Deux autres ordonnances ont été prises en date du 1er juin 2022. L’ordonnance n° 2022-830 introduit des procédures de contrôle d’alcoolémie et d’usage de stupéfiants visant le personnel de bord et édicte un arsenal de sanctions pénales applicables en cas de consommation d’alcool ou d’usage de stupéfiants. Il s’agit là d’une réaction au crash de l’Airbus A 320 de la compagnie Germanwings, qui s’était écrasé le 24 mars 2015 dans les Alpes-de-Haute-Provence et qui avait été provoqué par le suicide du copilote.

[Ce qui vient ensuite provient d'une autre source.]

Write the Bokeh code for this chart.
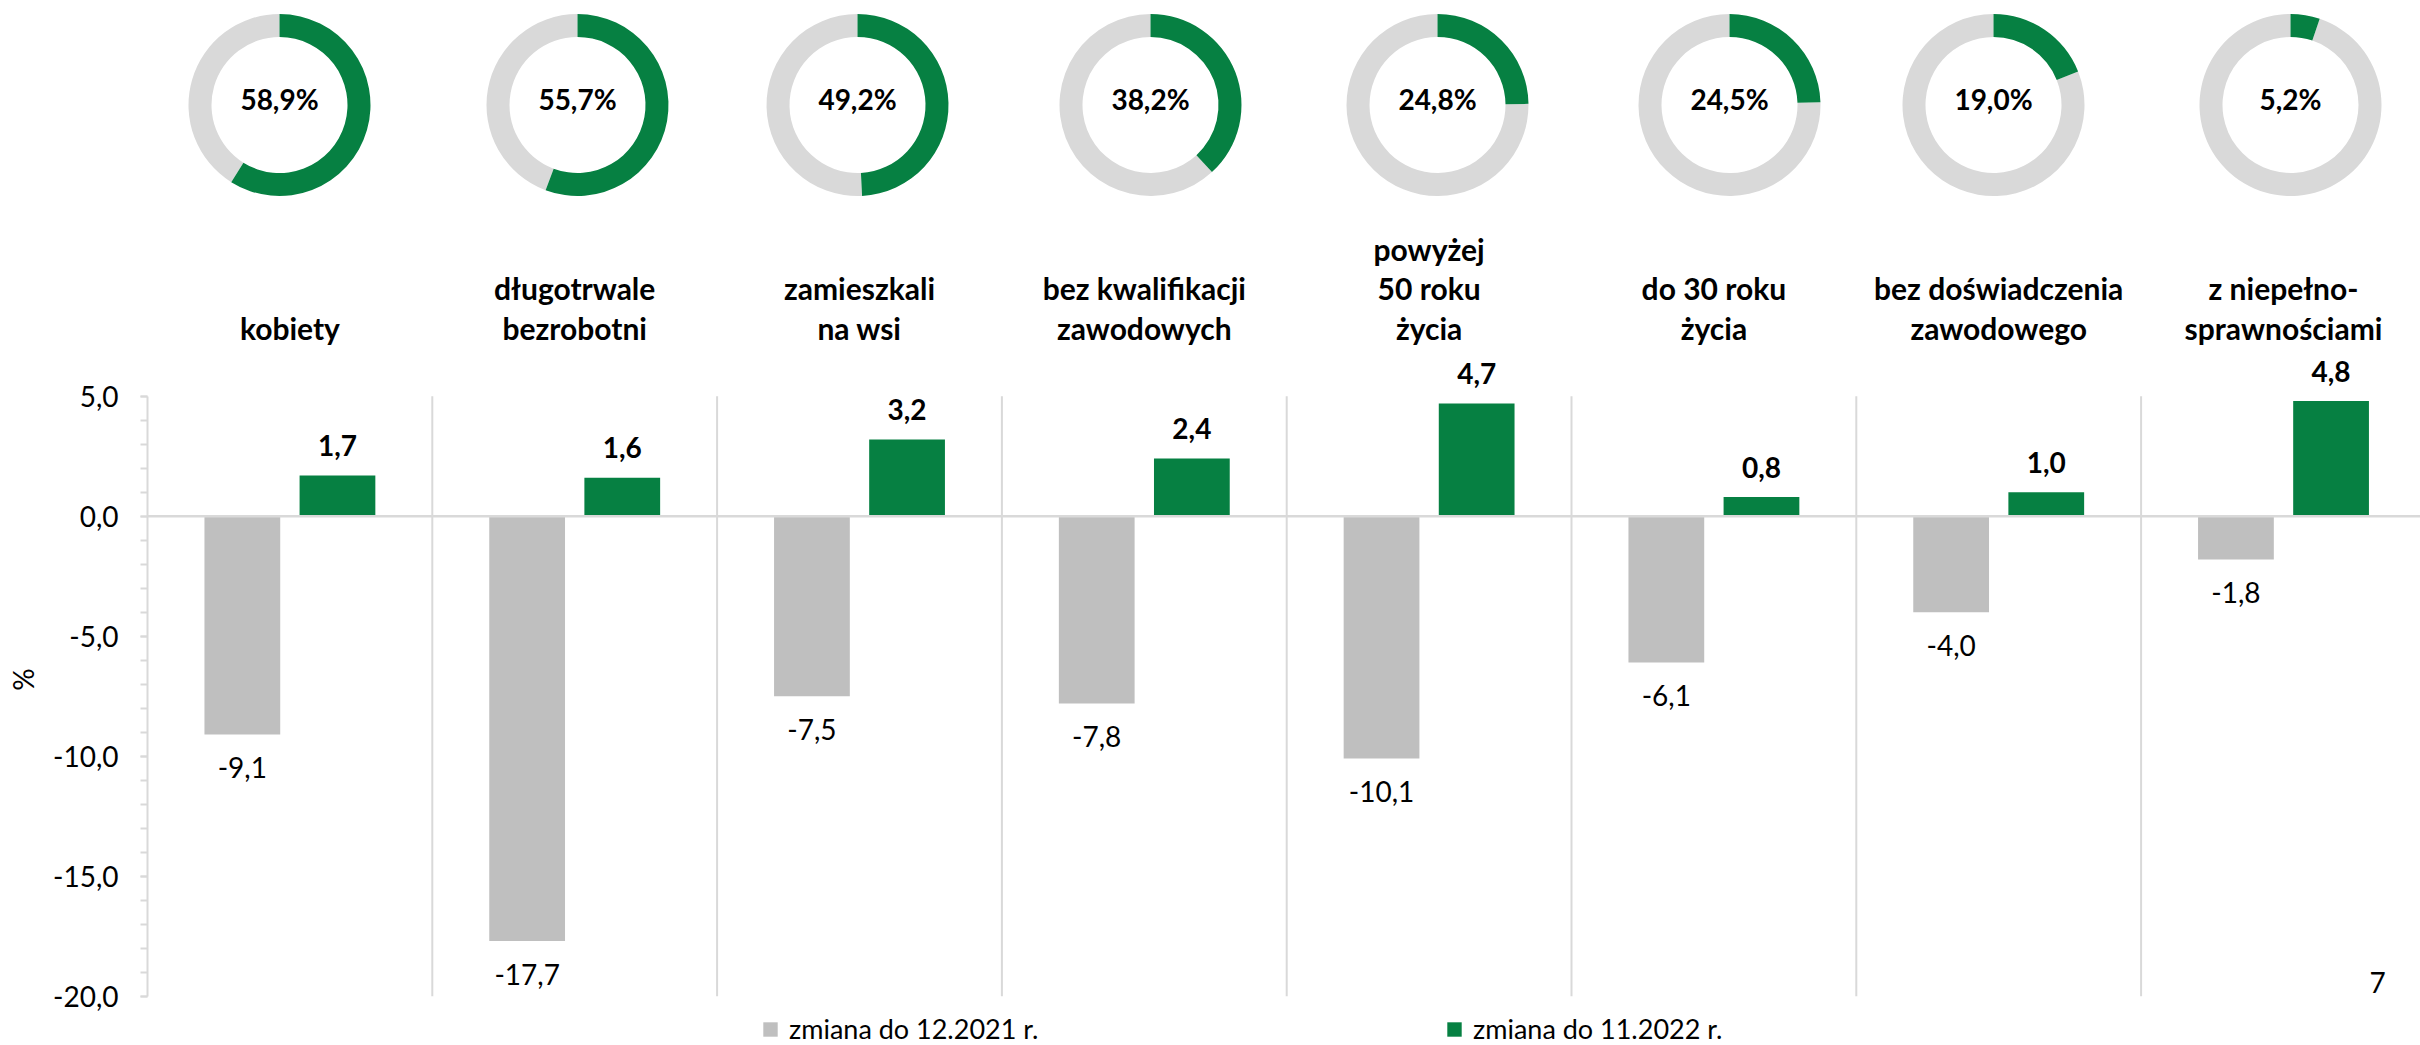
import math
from bokeh.plotting import figure
from bokeh.layouts import row
from bokeh.models import (Range1d, LinearAxis, SingleIntervalTicker, CustomJSTickFormatter,
                          Span, Legend, LegendItem, ColumnDataSource)
from bokeh.core.properties import value
from bokeh.transform import dodge
from bokeh.embed import file_html
from bokeh.resources import INLINE

# ---------------- data ----------------
categories = ["kobiety", "długotrwale\nbezrobotni", "zamieszkali\nna wsi",
              "bez kwalifikacji\nzawodowych", "powyżej\n50 roku\nżycia",
              "do 30 roku\nżycia", "bez doświadczenia\nzawodowego",
              "z niepełno-\nsprawnościami"]
change_2021 = [-9.1, -17.7, -7.5, -7.8, -10.1, -6.1, -4.0, -1.8]
change_2022 = [1.7, 1.6, 3.2, 2.4, 4.7, 0.8, 1.0, 4.8]
share = [58.9, 55.7, 49.2, 38.2, 24.8, 24.5, 19.0, 5.2]
series_names = ["zmiana do 12.2021 r.", "zmiana do 11.2022 r."]
y_min, y_max, y_step = -20, 5, 5
y_axis_title = "%"
page_number = "7"

# ---------------- layout / style ----------------
W, H = 2420, 1045
TITLE_W = 40              # narrow strip holding the rotated axis title
FRAME_LEFT = 147          # page px where the plot frame starts
PX_PER_CAT = 284.8
PX_PER_UNIT = 24.0
ZERO_Y = 515.7            # page px of value 0
GREEN = "#068042"
GREY_BAR = "#bfbfbf"
GREY_RING = "#d9d9d9"
LINE_GREY = "#d9d9d9"
FONT = "Lato"
DONUT_SX = [279, 577, 857, 1150, 1437, 1729, 1993, 2290]
DONUT_SY = 104.5
BAR_W = 0.266
BAR_OFF = 0.167

def fmt(v):
    return f"{v:.1f}".replace(".", ",")

x_end = (W - FRAME_LEFT) / PX_PER_CAT
y_top = ZERO_Y / PX_PER_UNIT
y_bot = -(H - ZERO_Y) / PX_PER_UNIT

def sx_to_x(sx):
    return (sx - FRAME_LEFT) / PX_PER_CAT

def sy_to_y(sy):
    return (ZERO_Y - sy) / PX_PER_UNIT

def hide_grids(fig):
    for r in list(fig.center):
        if r.__class__.__name__ == "Grid":
            r.visible = False

# ---- strip with the y-axis title ----
pt = figure(width=TITLE_W, height=H, x_range=Range1d(0, TITLE_W), y_range=Range1d(H, 0),
            output_backend="svg", toolbar_location=None,
            x_axis_location=None, y_axis_location=None,
            min_border_left=0, min_border_right=0, min_border_top=0, min_border_bottom=0)
pt.outline_line_color = None
hide_grids(pt)
pt.text(x=[22], y=[679], text=[y_axis_title], angle=math.pi / 2, text_align="center",
        text_baseline="middle", text_font=value(FONT), text_font_size="28px", text_color="black")

# ---- main chart ----
p = figure(width=W - TITLE_W, height=H, x_range=Range1d(0, x_end), y_range=Range1d(y_bot, y_top),
           output_backend="svg", toolbar_location=None,
           x_axis_location=None, y_axis_location=None,
           min_border_left=FRAME_LEFT - TITLE_W, min_border_right=0, min_border_top=0,
           min_border_bottom=0)
p.outline_line_color = None
p.background_fill_color = "white"
hide_grids(p)

n = len(categories)
centers = [i + 0.5 for i in range(n)]

# separators between categories
p.segment(x0=list(range(1, n)), x1=list(range(1, n)), y0=[y_min] * (n - 1), y1=[y_max] * (n - 1),
          line_color=LINE_GREY, line_width=2)

# zero line
p.add_layout(Span(location=0, dimension="width", line_color=LINE_GREY, line_width=2.5))

src = ColumnDataSource(dict(
    x=centers, a=change_2021, b=change_2022,
    la=[fmt(v) for v in change_2021], lb=[fmt(v) for v in change_2022]))

r_a = p.vbar(x=dodge("x", -BAR_OFF), width=BAR_W, top="a", bottom=0, source=src,
             fill_color=GREY_BAR, line_color=None)
r_b = p.vbar(x=dodge("x", BAR_OFF), width=BAR_W, top="b", bottom=0, source=src,
             fill_color=GREEN, line_color=None)

p.text(x=dodge("x", -BAR_OFF), y="a", text="la", source=src, y_offset=33,
       text_align="center", text_baseline="alphabetic", text_font=value(FONT),
       text_font_size="28px", text_color="black")
p.text(x=dodge("x", BAR_OFF), y="b", text="lb", source=src, y_offset=-30,
       text_align="center", text_baseline="alphabetic", text_font=value(FONT),
       text_font_size="28px", text_font_style="bold", text_color="black")

# category labels (multi-line, bottom aligned)
lx, ly, lt, lo = [], [], [], []
for i, c in enumerate(categories):
    for k, line in enumerate(reversed(c.split("\n"))):
        lx.append(centers[i]); ly.append(sy_to_y(327)); lt.append(line); lo.append(-39.5 * k)
p.text(x=lx, y=ly, text=lt, y_offset=lo, text_align="center", text_baseline="alphabetic",
       text_font=value(FONT), text_font_size="30px", text_font_style="bold", text_color="black")

# donuts
dx = [sx_to_x(s) for s in DONUT_SX]
dy = [sy_to_y(DONUT_SY)] * n
ends = [math.pi / 2 - 2 * math.pi * s / 100 for s in share]
starts = [math.pi / 2] * n
p.annular_wedge(x=dx, y=dy, inner_radius=68, outer_radius=91,
                inner_radius_units="screen", outer_radius_units="screen",
                start_angle=starts, end_angle=ends, direction="anticlock",
                fill_color=GREY_RING, line_color=None)
p.annular_wedge(x=dx, y=dy, inner_radius=68, outer_radius=91,
                inner_radius_units="screen", outer_radius_units="screen",
                start_angle=starts, end_angle=ends, direction="clock",
                fill_color=GREEN, line_color=None)
p.text(x=dx, y=dy, text=[fmt(s) + "%" for s in share], y_offset=-6, text_align="center",
       text_baseline="middle", text_font=value(FONT), text_font_size="28px",
       text_font_style="bold", text_color="black")

# page number
p.text(x=[sx_to_x(2377)], y=[sy_to_y(982)], text=[page_number], text_align="center",
       text_baseline="alphabetic", text_font=value(FONT), text_font_size="28px", text_color="black")

# y axis
yaxis = LinearAxis(bounds=(y_min, y_max),
                   ticker=SingleIntervalTicker(interval=y_step, num_minor_ticks=5),
                   formatter=CustomJSTickFormatter(code="return tick.toFixed(1).replace('.', ',')"))
yaxis.axis_line_color = LINE_GREY
yaxis.axis_line_width = 2
yaxis.major_tick_line_color = LINE_GREY
yaxis.minor_tick_line_color = LINE_GREY
yaxis.major_tick_line_width = 2
yaxis.minor_tick_line_width = 2
yaxis.major_tick_in = 0
yaxis.minor_tick_in = 0
yaxis.major_tick_out = 7
yaxis.minor_tick_out = 7
yaxis.major_label_standoff = 22
yaxis.major_label_text_font = FONT
yaxis.major_label_text_font_size = "28px"
yaxis.major_label_text_color = "black"
p.add_layout(yaxis, "left")

legend = Legend(items=[LegendItem(label=series_names[0], renderers=[r_a]),
                       LegendItem(label=series_names[1], renderers=[r_b])],
                orientation="horizontal", location=(614, 0),
                glyph_width=18, glyph_height=18, label_standoff=10, label_width=300,
                spacing=356, padding=0, margin=0, border_line_color=None,
                background_fill_alpha=0, label_text_font=FONT, label_text_font_size="27px",
                label_text_color="black")
p.add_layout(legend)

layout = row(pt, p, spacing=0)
open("out.html", "w").write(file_html(layout, INLINE))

Enfin, l’ordonnance n° 2022-831 créé un régime de sanctions administratives et pénales permettant de réprimer le comportement des passagers aériens perturbateurs (https://www.legifrance.gouv.fr/jorf/id/JORFTEXT000045848047). De tels incidents à bord sont de plus en plus fréquents (bagarres entre passagers, agressions du personnel de bord…) Xavier Delpech donne aussi pour exemple le refus du port du masque lorsque celui est obligatoire. L’ordonnance introduit de nouveaux articles au code du transport dont l’article L. 6421-5 aux termes duquel « Le passager empruntant un vol exploité en transport aérien public ne doit, par son comportement, pas compromettre ou risquer de compromettre la sécurité de l’aéronef ou celle de personnes ou de biens à bord. » Les articles L. 6421-6 et 6421-7 prévoient le signalement par les transporteurs de tels comportements à la DGAC ainsi qu’aux agents publics compétents. Un régime de sanctions administratives envers un passager perturbateur est créé par les nouveaux articles L. 6432-4 à L. 6432-13. L’ordonnance prévoit également une nouvelle sanction pour toute destruction, dégradation ou détérioration volontaires commise à bord d’un aéronef (art. L. 6433-3).

Le conférencier rappelle encore la création, par la loi du 8 octobre 2021, d’un délit d’intrusion sur les pistes (art. L.6372-11).

Toutes ces récentes modifications du droit aérien méritaient bien d’être discutées avec les deux intervenants autour de quelques boissons rafraichissantes.